+++ TASK INPUTS +++

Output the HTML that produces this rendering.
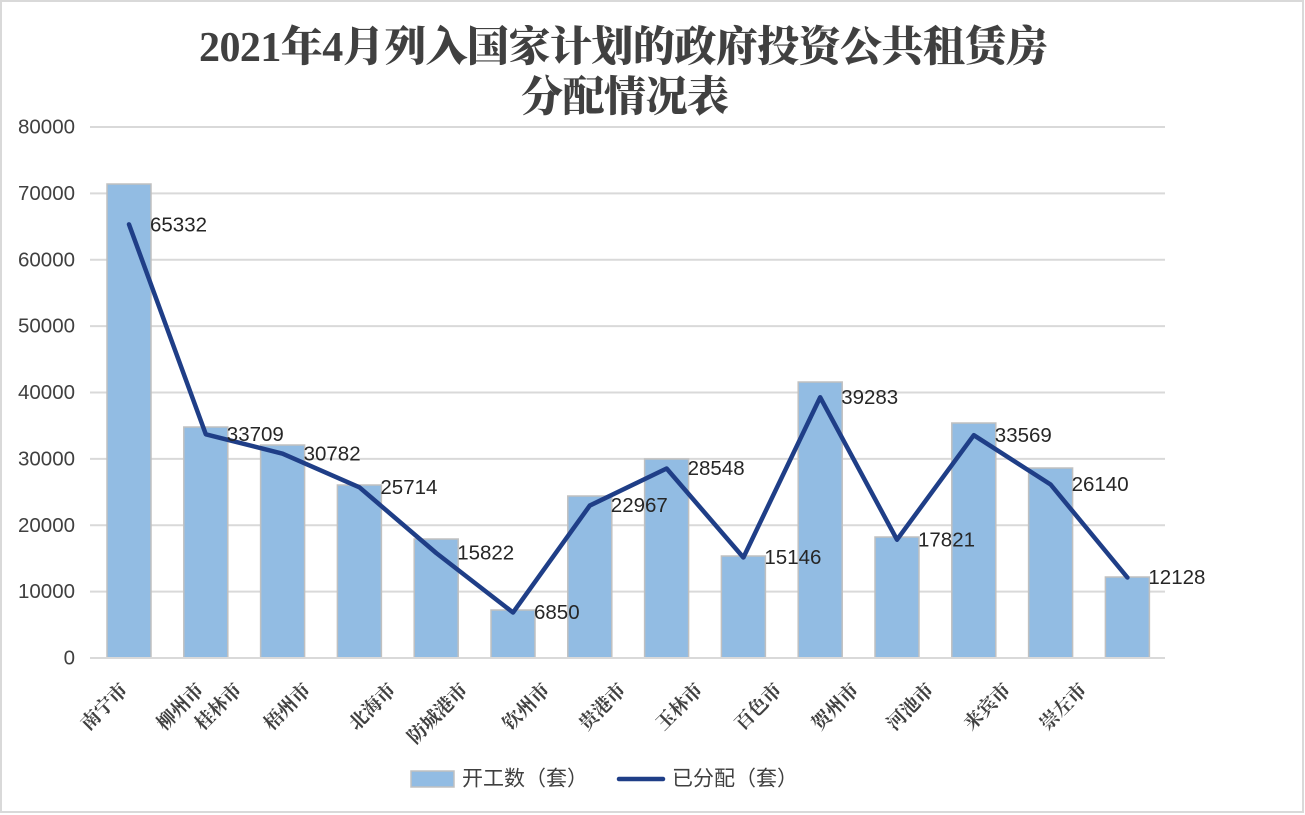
<!DOCTYPE html>
<html>
<head>
<meta charset="utf-8">
<style>
  html,body{margin:0;padding:0;background:#fff;}
  svg{display:block;}
  .ylab{font-family:"Liberation Sans","Noto Sans CJK SC",sans-serif;font-size:20.5px;fill:#404040;}
  .dlab{font-family:"Liberation Sans","Noto Sans CJK SC",sans-serif;font-size:20.5px;fill:#262626;}
  .xlab{font-family:"Liberation Serif","Noto Serif CJK SC",serif;font-size:19px;font-weight:700;fill:#404040;}
  .title{font-family:"Liberation Serif","Noto Serif CJK SC",serif;font-size:42px;font-weight:900;fill:#404040;}
  .leg{font-family:"Liberation Sans","Noto Sans CJK SC",sans-serif;font-size:21px;fill:#404040;}
</style>
</head>
<body>
<svg width="1305" height="815" viewBox="0 0 1305 815" xmlns="http://www.w3.org/2000/svg">
  <rect x="0" y="0" width="1305" height="815" fill="#fff"/>
  <rect x="1" y="1" width="1302" height="811" fill="none" stroke="#d9d9d9" stroke-width="2"/>

  <!-- Title -->
  <text class="title" x="199" y="61" textLength="849" lengthAdjust="spacing">2021年4月列入国家计划的政府投资公共租赁房</text>
  <text class="title" x="521" y="111" textLength="208" lengthAdjust="spacing">分配情况表</text>

  <!-- Gridlines -->
  <g stroke="#d9d9d9" stroke-width="2">
    <line x1="90" y1="127" x2="1165" y2="127"/>
    <line x1="90" y1="193.4" x2="1165" y2="193.4"/>
    <line x1="90" y1="259.75" x2="1165" y2="259.75"/>
    <line x1="90" y1="326.1" x2="1165" y2="326.1"/>
    <line x1="90" y1="392.5" x2="1165" y2="392.5"/>
    <line x1="90" y1="458.9" x2="1165" y2="458.9"/>
    <line x1="90" y1="525.25" x2="1165" y2="525.25"/>
    <line x1="90" y1="591.6" x2="1165" y2="591.6"/>
  </g>

  <!-- Y labels -->
  <g class="ylab" text-anchor="end" dominant-baseline="central">
    <text x="75" y="127">80000</text>
    <text x="75" y="193.4">70000</text>
    <text x="75" y="259.75">60000</text>
    <text x="75" y="326.1">50000</text>
    <text x="75" y="392.5">40000</text>
    <text x="75" y="458.9">30000</text>
    <text x="75" y="525.25">20000</text>
    <text x="75" y="591.6">10000</text>
    <text x="75" y="658">0</text>
  </g>

  <!-- Bars -->
  <g fill="#92bce3" stroke="#c0c0c0" stroke-width="1.5">
    <rect x="107" y="184" width="44" height="474"/>
    <rect x="183.8" y="427" width="44" height="231"/>
    <rect x="260.6" y="445" width="44" height="213"/>
    <rect x="337.4" y="485" width="44" height="173"/>
    <rect x="414.2" y="539" width="44" height="119"/>
    <rect x="491" y="610" width="44" height="48"/>
    <rect x="567.8" y="496" width="44" height="162"/>
    <rect x="644.6" y="459" width="44" height="199"/>
    <rect x="721.4" y="556" width="44" height="102"/>
    <rect x="798.2" y="382" width="44" height="276"/>
    <rect x="875" y="537" width="44" height="121"/>
    <rect x="951.8" y="423" width="44" height="235"/>
    <rect x="1028.6" y="468" width="44" height="190"/>
    <rect x="1105.4" y="577" width="44" height="81"/>
  </g>

  <!-- Zero axis -->
  <line x1="90" y1="658" x2="1165" y2="658" stroke="#d9d9d9" stroke-width="2"/>

  <!-- Line series -->
  <polyline fill="none" stroke="#1f3e87" stroke-width="4.5" stroke-linejoin="round" stroke-linecap="round"
    points="129,224.36 205.8,434.26 282.6,453.69 359.4,487.32 436.2,552.98 513,612.53 589.8,505.56 666.6,468.51 743.4,557.47 820.2,397.26 897,539.71 973.8,435.19 1050.6,484.5 1127.4,577.5"/>

  <!-- Data labels -->
  <g class="dlab" dominant-baseline="central">
    <text x="150" y="225">65332</text>
    <text x="226.8" y="434.5">33709</text>
    <text x="303.6" y="454">30782</text>
    <text x="380.4" y="487.5">25714</text>
    <text x="457.2" y="553">15822</text>
    <text x="534" y="612.5">6850</text>
    <text x="610.8" y="505.5">22967</text>
    <text x="687.6" y="468.5">28548</text>
    <text x="764.4" y="557.5">15146</text>
    <text x="841.2" y="397.5">39283</text>
    <text x="918" y="540">17821</text>
    <text x="994.8" y="435.5">33569</text>
    <text x="1071.6" y="484.5">26140</text>
    <text x="1148.4" y="577.5">12128</text>
  </g>

  <!-- X labels -->
  <g class="xlab" text-anchor="end">
    <text transform="translate(129,691) rotate(-45)">南宁市</text>
    <text transform="translate(205,691) rotate(-45)">柳州市</text>
    <text transform="translate(243,691) rotate(-45)">桂林市</text>
    <text transform="translate(312,691) rotate(-45)">梧州市</text>
    <text transform="translate(397,691) rotate(-45)">北海市</text>
    <text transform="translate(469,691) rotate(-45)">防城港市</text>
    <text transform="translate(551,691) rotate(-45)">钦州市</text>
    <text transform="translate(627,691) rotate(-45)">贵港市</text>
    <text transform="translate(704,691) rotate(-45)">玉林市</text>
    <text transform="translate(783,691) rotate(-45)">百色市</text>
    <text transform="translate(860,691) rotate(-45)">贺州市</text>
    <text transform="translate(935,691) rotate(-45)">河池市</text>
    <text transform="translate(1012,691) rotate(-45)">来宾市</text>
    <text transform="translate(1088,691) rotate(-45)">崇左市</text>
  </g>

  <!-- Legend -->
  <rect x="411" y="771" width="43" height="16" fill="#92bce3" stroke="#c0c0c0" stroke-width="1.5"/>
  <text class="leg" x="462" y="779" dominant-baseline="central">开工数（套）</text>
  <line x1="619" y1="779" x2="663" y2="779" stroke="#1f3e87" stroke-width="4.5" stroke-linecap="round"/>
  <text class="leg" x="672" y="779" dominant-baseline="central">已分配（套）</text>
</svg>
</body>
</html>
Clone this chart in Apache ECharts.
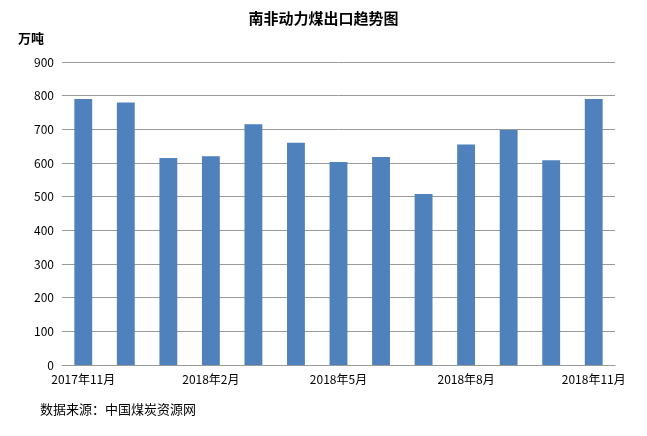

+++

--- WRITTEN EXERCISE ---
Omit the images and transcribe all of the records above word for word.

--- RESPONSE TO THIS TASK ---
Output the HTML that produces this rendering.
<!DOCTYPE html>
<html>
<head>
<meta charset="utf-8">
<style>
  html,body{margin:0;padding:0;background:#fff;}
  svg{display:block;}
  .ylab{font-family:"Liberation Sans","Noto Sans CJK SC",sans-serif;font-size:20.5px;fill:#404040;}
  .dlab{font-family:"Liberation Sans","Noto Sans CJK SC",sans-serif;font-size:20.5px;fill:#262626;}
  .xlab{font-family:"Liberation Serif","Noto Serif CJK SC",serif;font-size:19px;font-weight:700;fill:#404040;}
  .title{font-family:"Liberation Serif","Noto Serif CJK SC",serif;font-size:42px;font-weight:900;fill:#404040;}
  .leg{font-family:"Liberation Sans","Noto Sans CJK SC",sans-serif;font-size:21px;fill:#404040;}
</style>
</head>
<body>
<svg width="1305" height="815" viewBox="0 0 1305 815" xmlns="http://www.w3.org/2000/svg">
  <rect x="0" y="0" width="1305" height="815" fill="#fff"/>
  <rect x="1" y="1" width="1302" height="811" fill="none" stroke="#d9d9d9" stroke-width="2"/>

  <!-- Title -->
  <text class="title" x="199" y="61" textLength="849" lengthAdjust="spacing">2021年4月列入国家计划的政府投资公共租赁房</text>
  <text class="title" x="521" y="111" textLength="208" lengthAdjust="spacing">分配情况表</text>

  <!-- Gridlines -->
  <g stroke="#d9d9d9" stroke-width="2">
    <line x1="90" y1="127" x2="1165" y2="127"/>
    <line x1="90" y1="193.4" x2="1165" y2="193.4"/>
    <line x1="90" y1="259.75" x2="1165" y2="259.75"/>
    <line x1="90" y1="326.1" x2="1165" y2="326.1"/>
    <line x1="90" y1="392.5" x2="1165" y2="392.5"/>
    <line x1="90" y1="458.9" x2="1165" y2="458.9"/>
    <line x1="90" y1="525.25" x2="1165" y2="525.25"/>
    <line x1="90" y1="591.6" x2="1165" y2="591.6"/>
  </g>

  <!-- Y labels -->
  <g class="ylab" text-anchor="end" dominant-baseline="central">
    <text x="75" y="127">80000</text>
    <text x="75" y="193.4">70000</text>
    <text x="75" y="259.75">60000</text>
    <text x="75" y="326.1">50000</text>
    <text x="75" y="392.5">40000</text>
    <text x="75" y="458.9">30000</text>
    <text x="75" y="525.25">20000</text>
    <text x="75" y="591.6">10000</text>
    <text x="75" y="658">0</text>
  </g>

  <!-- Bars -->
  <g fill="#92bce3" stroke="#c0c0c0" stroke-width="1.5">
    <rect x="107" y="184" width="44" height="474"/>
    <rect x="183.8" y="427" width="44" height="231"/>
    <rect x="260.6" y="445" width="44" height="213"/>
    <rect x="337.4" y="485" width="44" height="173"/>
    <rect x="414.2" y="539" width="44" height="119"/>
    <rect x="491" y="610" width="44" height="48"/>
    <rect x="567.8" y="496" width="44" height="162"/>
    <rect x="644.6" y="459" width="44" height="199"/>
    <rect x="721.4" y="556" width="44" height="102"/>
    <rect x="798.2" y="382" width="44" height="276"/>
    <rect x="875" y="537" width="44" height="121"/>
    <rect x="951.8" y="423" width="44" height="235"/>
    <rect x="1028.6" y="468" width="44" height="190"/>
    <rect x="1105.4" y="577" width="44" height="81"/>
  </g>

  <!-- Zero axis -->
  <line x1="90" y1="658" x2="1165" y2="658" stroke="#d9d9d9" stroke-width="2"/>

  <!-- Line series -->
  <polyline fill="none" stroke="#1f3e87" stroke-width="4.5" stroke-linejoin="round" stroke-linecap="round"
    points="129,224.36 205.8,434.26 282.6,453.69 359.4,487.32 436.2,552.98 513,612.53 589.8,505.56 666.6,468.51 743.4,557.47 820.2,397.26 897,539.71 973.8,435.19 1050.6,484.5 1127.4,577.5"/>

  <!-- Data labels -->
  <g class="dlab" dominant-baseline="central">
    <text x="150" y="225">65332</text>
    <text x="226.8" y="434.5">33709</text>
    <text x="303.6" y="454">30782</text>
    <text x="380.4" y="487.5">25714</text>
    <text x="457.2" y="553">15822</text>
    <text x="534" y="612.5">6850</text>
    <text x="610.8" y="505.5">22967</text>
    <text x="687.6" y="468.5">28548</text>
    <text x="764.4" y="557.5">15146</text>
    <text x="841.2" y="397.5">39283</text>
    <text x="918" y="540">17821</text>
    <text x="994.8" y="435.5">33569</text>
    <text x="1071.6" y="484.5">26140</text>
    <text x="1148.4" y="577.5">12128</text>
  </g>

  <!-- X labels -->
  <g class="xlab" text-anchor="end">
    <text transform="translate(129,691) rotate(-45)">南宁市</text>
    <text transform="translate(205,691) rotate(-45)">柳州市</text>
    <text transform="translate(243,691) rotate(-45)">桂林市</text>
    <text transform="translate(312,691) rotate(-45)">梧州市</text>
    <text transform="translate(397,691) rotate(-45)">北海市</text>
    <text transform="translate(469,691) rotate(-45)">防城港市</text>
    <text transform="translate(551,691) rotate(-45)">钦州市</text>
    <text transform="translate(627,691) rotate(-45)">贵港市</text>
    <text transform="translate(704,691) rotate(-45)">玉林市</text>
    <text transform="translate(783,691) rotate(-45)">百色市</text>
    <text transform="translate(860,691) rotate(-45)">贺州市</text>
    <text transform="translate(935,691) rotate(-45)">河池市</text>
    <text transform="translate(1012,691) rotate(-45)">来宾市</text>
    <text transform="translate(1088,691) rotate(-45)">崇左市</text>
  </g>

  <!-- Legend -->
  <rect x="411" y="771" width="43" height="16" fill="#92bce3" stroke="#c0c0c0" stroke-width="1.5"/>
  <text class="leg" x="462" y="779" dominant-baseline="central">开工数（套）</text>
  <line x1="619" y1="779" x2="663" y2="779" stroke="#1f3e87" stroke-width="4.5" stroke-linecap="round"/>
  <text class="leg" x="672" y="779" dominant-baseline="central">已分配（套）</text>
</svg>
</body>
</html>
Clone this chart in Apache ECharts.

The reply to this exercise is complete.